**TASK INPUT**
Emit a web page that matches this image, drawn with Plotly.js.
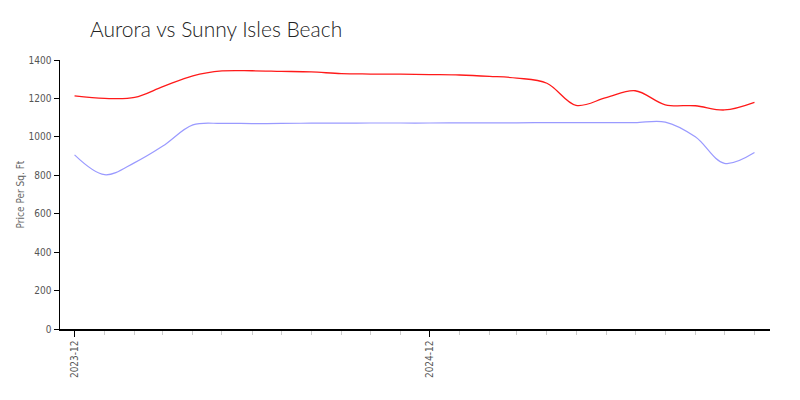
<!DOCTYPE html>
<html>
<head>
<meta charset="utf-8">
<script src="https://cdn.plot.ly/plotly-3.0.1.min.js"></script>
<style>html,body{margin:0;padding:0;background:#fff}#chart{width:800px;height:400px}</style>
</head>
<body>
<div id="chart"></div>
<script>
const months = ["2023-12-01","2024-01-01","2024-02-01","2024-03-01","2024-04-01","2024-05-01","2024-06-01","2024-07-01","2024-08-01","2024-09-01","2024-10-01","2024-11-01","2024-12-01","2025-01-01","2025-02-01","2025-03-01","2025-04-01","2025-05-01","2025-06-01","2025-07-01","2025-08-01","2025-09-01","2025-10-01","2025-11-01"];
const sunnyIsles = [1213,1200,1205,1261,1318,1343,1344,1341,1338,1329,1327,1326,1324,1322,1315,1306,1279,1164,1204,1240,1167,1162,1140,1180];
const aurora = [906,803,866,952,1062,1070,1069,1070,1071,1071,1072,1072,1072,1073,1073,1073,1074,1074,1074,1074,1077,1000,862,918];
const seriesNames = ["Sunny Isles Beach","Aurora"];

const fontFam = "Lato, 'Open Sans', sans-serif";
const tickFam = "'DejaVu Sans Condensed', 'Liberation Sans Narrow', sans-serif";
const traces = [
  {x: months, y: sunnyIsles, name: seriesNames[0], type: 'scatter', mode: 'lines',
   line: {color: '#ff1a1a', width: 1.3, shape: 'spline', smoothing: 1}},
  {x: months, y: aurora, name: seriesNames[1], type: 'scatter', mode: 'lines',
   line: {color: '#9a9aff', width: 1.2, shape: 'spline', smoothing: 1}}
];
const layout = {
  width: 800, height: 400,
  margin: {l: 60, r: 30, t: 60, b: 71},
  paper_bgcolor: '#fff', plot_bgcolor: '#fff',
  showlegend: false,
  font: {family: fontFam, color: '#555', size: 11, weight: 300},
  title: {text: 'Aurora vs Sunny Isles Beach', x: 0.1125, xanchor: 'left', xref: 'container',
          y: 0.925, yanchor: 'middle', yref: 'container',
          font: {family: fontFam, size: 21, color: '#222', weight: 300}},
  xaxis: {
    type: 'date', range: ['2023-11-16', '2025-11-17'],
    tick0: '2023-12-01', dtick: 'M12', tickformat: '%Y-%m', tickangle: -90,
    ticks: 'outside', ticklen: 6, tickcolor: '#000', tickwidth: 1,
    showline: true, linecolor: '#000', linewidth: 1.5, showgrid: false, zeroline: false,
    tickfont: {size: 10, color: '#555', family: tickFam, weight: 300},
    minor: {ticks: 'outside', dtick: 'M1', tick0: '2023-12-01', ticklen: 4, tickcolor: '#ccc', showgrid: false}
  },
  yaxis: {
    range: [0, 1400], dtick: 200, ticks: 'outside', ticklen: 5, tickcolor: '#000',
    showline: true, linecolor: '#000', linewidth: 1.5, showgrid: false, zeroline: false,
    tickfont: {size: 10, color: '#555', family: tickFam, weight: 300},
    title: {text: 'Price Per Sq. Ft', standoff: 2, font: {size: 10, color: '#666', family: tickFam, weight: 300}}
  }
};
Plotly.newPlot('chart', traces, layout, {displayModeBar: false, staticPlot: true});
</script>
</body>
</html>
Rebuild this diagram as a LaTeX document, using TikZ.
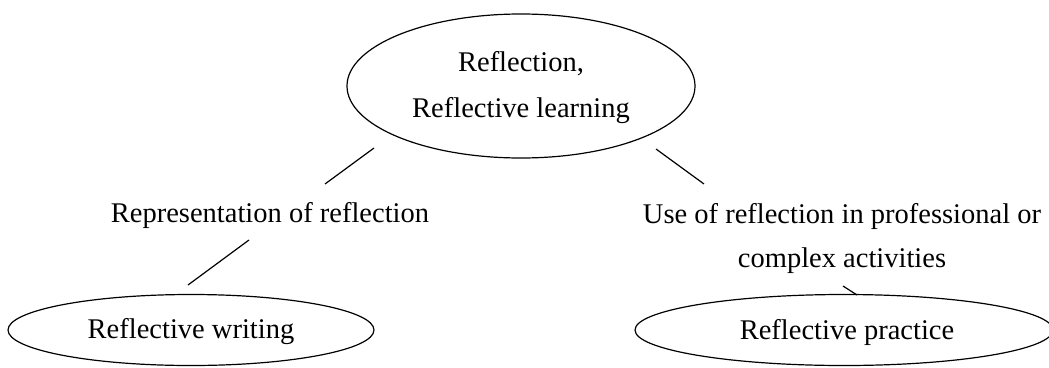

**SET EXERCISE**
Search the data for the string "this" and copy each line where it appears.

**REPLY TO THE TASK**
Emit a web page that matches this image, drawn with Plotly.js.
Rebuild this diagram as a LaTeX document, using TikZ.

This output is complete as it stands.